- **Job**
Repeat the material below exactly, with no pictures.

Source code of charts
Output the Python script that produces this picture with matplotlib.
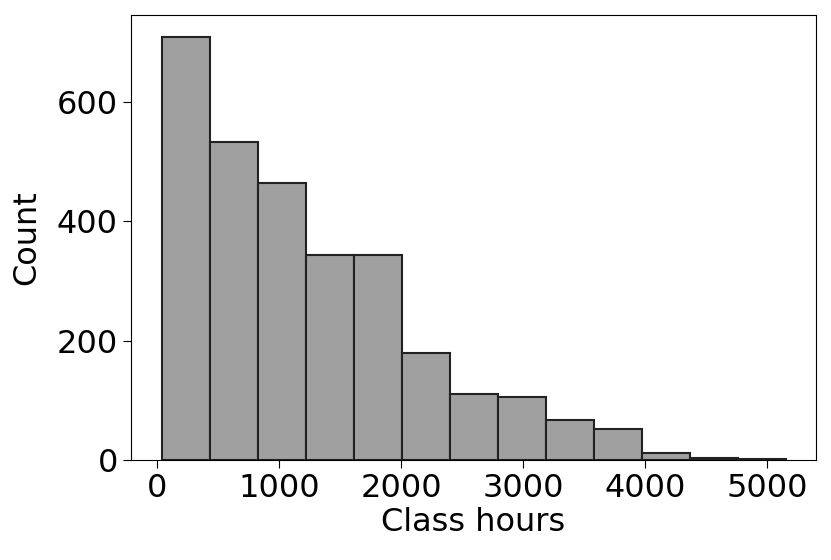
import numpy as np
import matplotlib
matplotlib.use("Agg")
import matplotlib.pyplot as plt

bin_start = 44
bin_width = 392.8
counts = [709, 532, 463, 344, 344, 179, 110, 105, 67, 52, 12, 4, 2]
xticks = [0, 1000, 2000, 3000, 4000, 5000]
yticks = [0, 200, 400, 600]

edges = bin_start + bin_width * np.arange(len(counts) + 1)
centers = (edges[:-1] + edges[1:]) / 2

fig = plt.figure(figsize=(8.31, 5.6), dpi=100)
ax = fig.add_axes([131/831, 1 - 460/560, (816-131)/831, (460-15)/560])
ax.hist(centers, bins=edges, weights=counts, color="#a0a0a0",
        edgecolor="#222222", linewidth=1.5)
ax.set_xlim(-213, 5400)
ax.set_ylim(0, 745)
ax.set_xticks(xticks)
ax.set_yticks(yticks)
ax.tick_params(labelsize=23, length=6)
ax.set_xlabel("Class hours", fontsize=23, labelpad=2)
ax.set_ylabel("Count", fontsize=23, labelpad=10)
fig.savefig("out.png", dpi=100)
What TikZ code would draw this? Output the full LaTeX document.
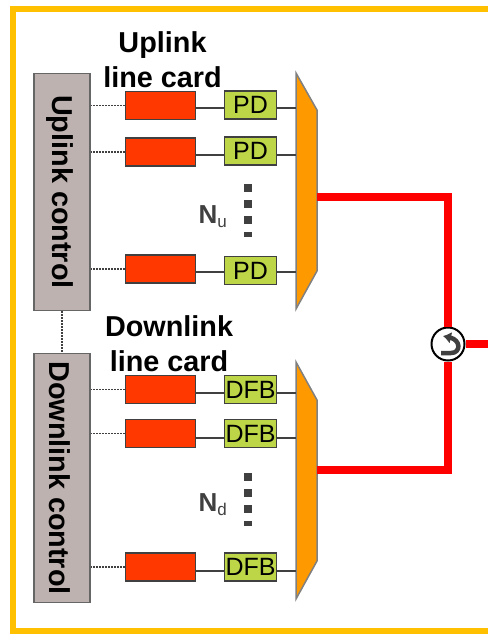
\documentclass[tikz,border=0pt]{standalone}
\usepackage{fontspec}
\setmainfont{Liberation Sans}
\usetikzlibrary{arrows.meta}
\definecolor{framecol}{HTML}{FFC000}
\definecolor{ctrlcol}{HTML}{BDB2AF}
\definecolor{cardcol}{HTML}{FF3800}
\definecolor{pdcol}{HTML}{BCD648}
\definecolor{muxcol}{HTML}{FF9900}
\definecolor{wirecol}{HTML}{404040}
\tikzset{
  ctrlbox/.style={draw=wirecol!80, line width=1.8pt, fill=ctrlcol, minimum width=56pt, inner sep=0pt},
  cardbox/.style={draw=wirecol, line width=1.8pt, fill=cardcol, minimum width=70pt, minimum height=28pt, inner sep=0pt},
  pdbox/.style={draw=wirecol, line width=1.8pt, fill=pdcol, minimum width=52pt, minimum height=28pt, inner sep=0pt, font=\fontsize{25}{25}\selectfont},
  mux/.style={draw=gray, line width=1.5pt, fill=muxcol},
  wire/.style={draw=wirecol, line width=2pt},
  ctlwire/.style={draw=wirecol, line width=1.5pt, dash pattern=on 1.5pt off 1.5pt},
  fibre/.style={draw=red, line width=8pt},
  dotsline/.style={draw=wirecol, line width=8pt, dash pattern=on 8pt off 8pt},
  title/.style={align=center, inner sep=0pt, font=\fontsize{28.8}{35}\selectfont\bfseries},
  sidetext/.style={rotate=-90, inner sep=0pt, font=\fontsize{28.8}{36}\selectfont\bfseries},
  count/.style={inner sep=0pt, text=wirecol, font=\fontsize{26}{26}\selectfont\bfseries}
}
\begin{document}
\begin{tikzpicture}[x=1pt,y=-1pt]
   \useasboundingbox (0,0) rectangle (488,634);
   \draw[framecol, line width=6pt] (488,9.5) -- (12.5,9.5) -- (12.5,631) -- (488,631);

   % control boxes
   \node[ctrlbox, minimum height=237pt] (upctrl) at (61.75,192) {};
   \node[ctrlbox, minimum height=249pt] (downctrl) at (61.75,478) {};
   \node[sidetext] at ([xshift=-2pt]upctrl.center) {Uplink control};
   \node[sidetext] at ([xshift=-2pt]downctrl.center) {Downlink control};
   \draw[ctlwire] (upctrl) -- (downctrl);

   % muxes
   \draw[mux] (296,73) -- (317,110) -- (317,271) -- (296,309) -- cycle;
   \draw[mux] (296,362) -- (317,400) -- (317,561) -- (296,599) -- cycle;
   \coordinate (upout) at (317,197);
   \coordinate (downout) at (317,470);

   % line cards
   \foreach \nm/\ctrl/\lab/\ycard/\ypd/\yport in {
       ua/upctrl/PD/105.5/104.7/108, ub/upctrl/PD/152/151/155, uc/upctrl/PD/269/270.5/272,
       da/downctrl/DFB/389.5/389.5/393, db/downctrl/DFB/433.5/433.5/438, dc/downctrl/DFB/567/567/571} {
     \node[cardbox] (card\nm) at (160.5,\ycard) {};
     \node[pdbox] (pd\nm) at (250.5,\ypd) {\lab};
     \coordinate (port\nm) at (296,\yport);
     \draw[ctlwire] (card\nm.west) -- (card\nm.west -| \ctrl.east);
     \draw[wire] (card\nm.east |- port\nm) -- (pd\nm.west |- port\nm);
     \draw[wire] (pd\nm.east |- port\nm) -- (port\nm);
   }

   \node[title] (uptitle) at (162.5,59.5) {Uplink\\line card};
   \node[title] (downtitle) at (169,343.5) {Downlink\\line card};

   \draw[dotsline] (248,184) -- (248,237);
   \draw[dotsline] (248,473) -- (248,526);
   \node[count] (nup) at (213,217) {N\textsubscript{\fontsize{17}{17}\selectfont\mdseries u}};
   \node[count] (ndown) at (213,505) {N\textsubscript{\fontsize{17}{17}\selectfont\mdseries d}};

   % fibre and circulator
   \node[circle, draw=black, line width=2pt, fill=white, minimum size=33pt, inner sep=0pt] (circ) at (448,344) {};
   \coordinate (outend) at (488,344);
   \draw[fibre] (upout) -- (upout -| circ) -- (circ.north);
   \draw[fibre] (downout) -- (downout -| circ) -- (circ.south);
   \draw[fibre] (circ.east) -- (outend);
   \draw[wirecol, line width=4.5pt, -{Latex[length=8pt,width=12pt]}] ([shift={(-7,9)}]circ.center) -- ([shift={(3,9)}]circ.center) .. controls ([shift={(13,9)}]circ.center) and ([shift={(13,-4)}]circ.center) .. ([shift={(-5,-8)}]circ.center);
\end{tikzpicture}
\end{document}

- **The completed task**
Output the Python script that produces this picture with matplotlib.
import numpy as np
import matplotlib
matplotlib.use("Agg")
import matplotlib.pyplot as plt

bin_start = 44
bin_width = 392.8
counts = [709, 532, 463, 344, 344, 179, 110, 105, 67, 52, 12, 4, 2]
xticks = [0, 1000, 2000, 3000, 4000, 5000]
yticks = [0, 200, 400, 600]

edges = bin_start + bin_width * np.arange(len(counts) + 1)
centers = (edges[:-1] + edges[1:]) / 2

fig = plt.figure(figsize=(8.31, 5.6), dpi=100)
ax = fig.add_axes([131/831, 1 - 460/560, (816-131)/831, (460-15)/560])
ax.hist(centers, bins=edges, weights=counts, color="#a0a0a0",
        edgecolor="#222222", linewidth=1.5)
ax.set_xlim(-213, 5400)
ax.set_ylim(0, 745)
ax.set_xticks(xticks)
ax.set_yticks(yticks)
ax.tick_params(labelsize=23, length=6)
ax.set_xlabel("Class hours", fontsize=23, labelpad=2)
ax.set_ylabel("Count", fontsize=23, labelpad=10)
fig.savefig("out.png", dpi=100)
What TikZ code would draw this? Output the full LaTeX document.
\documentclass[tikz,border=0pt]{standalone}
\usepackage{fontspec}
\setmainfont{Liberation Sans}
\usetikzlibrary{arrows.meta}
\definecolor{framecol}{HTML}{FFC000}
\definecolor{ctrlcol}{HTML}{BDB2AF}
\definecolor{cardcol}{HTML}{FF3800}
\definecolor{pdcol}{HTML}{BCD648}
\definecolor{muxcol}{HTML}{FF9900}
\definecolor{wirecol}{HTML}{404040}
\tikzset{
  ctrlbox/.style={draw=wirecol!80, line width=1.8pt, fill=ctrlcol, minimum width=56pt, inner sep=0pt},
  cardbox/.style={draw=wirecol, line width=1.8pt, fill=cardcol, minimum width=70pt, minimum height=28pt, inner sep=0pt},
  pdbox/.style={draw=wirecol, line width=1.8pt, fill=pdcol, minimum width=52pt, minimum height=28pt, inner sep=0pt, font=\fontsize{25}{25}\selectfont},
  mux/.style={draw=gray, line width=1.5pt, fill=muxcol},
  wire/.style={draw=wirecol, line width=2pt},
  ctlwire/.style={draw=wirecol, line width=1.5pt, dash pattern=on 1.5pt off 1.5pt},
  fibre/.style={draw=red, line width=8pt},
  dotsline/.style={draw=wirecol, line width=8pt, dash pattern=on 8pt off 8pt},
  title/.style={align=center, inner sep=0pt, font=\fontsize{28.8}{35}\selectfont\bfseries},
  sidetext/.style={rotate=-90, inner sep=0pt, font=\fontsize{28.8}{36}\selectfont\bfseries},
  count/.style={inner sep=0pt, text=wirecol, font=\fontsize{26}{26}\selectfont\bfseries}
}
\begin{document}
\begin{tikzpicture}[x=1pt,y=-1pt]
   \useasboundingbox (0,0) rectangle (488,634);
   \draw[framecol, line width=6pt] (488,9.5) -- (12.5,9.5) -- (12.5,631) -- (488,631);

   % control boxes
   \node[ctrlbox, minimum height=237pt] (upctrl) at (61.75,192) {};
   \node[ctrlbox, minimum height=249pt] (downctrl) at (61.75,478) {};
   \node[sidetext] at ([xshift=-2pt]upctrl.center) {Uplink control};
   \node[sidetext] at ([xshift=-2pt]downctrl.center) {Downlink control};
   \draw[ctlwire] (upctrl) -- (downctrl);

   % muxes
   \draw[mux] (296,73) -- (317,110) -- (317,271) -- (296,309) -- cycle;
   \draw[mux] (296,362) -- (317,400) -- (317,561) -- (296,599) -- cycle;
   \coordinate (upout) at (317,197);
   \coordinate (downout) at (317,470);

   % line cards
   \foreach \nm/\ctrl/\lab/\ycard/\ypd/\yport in {
       ua/upctrl/PD/105.5/104.7/108, ub/upctrl/PD/152/151/155, uc/upctrl/PD/269/270.5/272,
       da/downctrl/DFB/389.5/389.5/393, db/downctrl/DFB/433.5/433.5/438, dc/downctrl/DFB/567/567/571} {
     \node[cardbox] (card\nm) at (160.5,\ycard) {};
     \node[pdbox] (pd\nm) at (250.5,\ypd) {\lab};
     \coordinate (port\nm) at (296,\yport);
     \draw[ctlwire] (card\nm.west) -- (card\nm.west -| \ctrl.east);
     \draw[wire] (card\nm.east |- port\nm) -- (pd\nm.west |- port\nm);
     \draw[wire] (pd\nm.east |- port\nm) -- (port\nm);
   }

   \node[title] (uptitle) at (162.5,59.5) {Uplink\\line card};
   \node[title] (downtitle) at (169,343.5) {Downlink\\line card};

   \draw[dotsline] (248,184) -- (248,237);
   \draw[dotsline] (248,473) -- (248,526);
   \node[count] (nup) at (213,217) {N\textsubscript{\fontsize{17}{17}\selectfont\mdseries u}};
   \node[count] (ndown) at (213,505) {N\textsubscript{\fontsize{17}{17}\selectfont\mdseries d}};

   % fibre and circulator
   \node[circle, draw=black, line width=2pt, fill=white, minimum size=33pt, inner sep=0pt] (circ) at (448,344) {};
   \coordinate (outend) at (488,344);
   \draw[fibre] (upout) -- (upout -| circ) -- (circ.north);
   \draw[fibre] (downout) -- (downout -| circ) -- (circ.south);
   \draw[fibre] (circ.east) -- (outend);
   \draw[wirecol, line width=4.5pt, -{Latex[length=8pt,width=12pt]}] ([shift={(-7,9)}]circ.center) -- ([shift={(3,9)}]circ.center) .. controls ([shift={(13,9)}]circ.center) and ([shift={(13,-4)}]circ.center) .. ([shift={(-5,-8)}]circ.center);
\end{tikzpicture}
\end{document}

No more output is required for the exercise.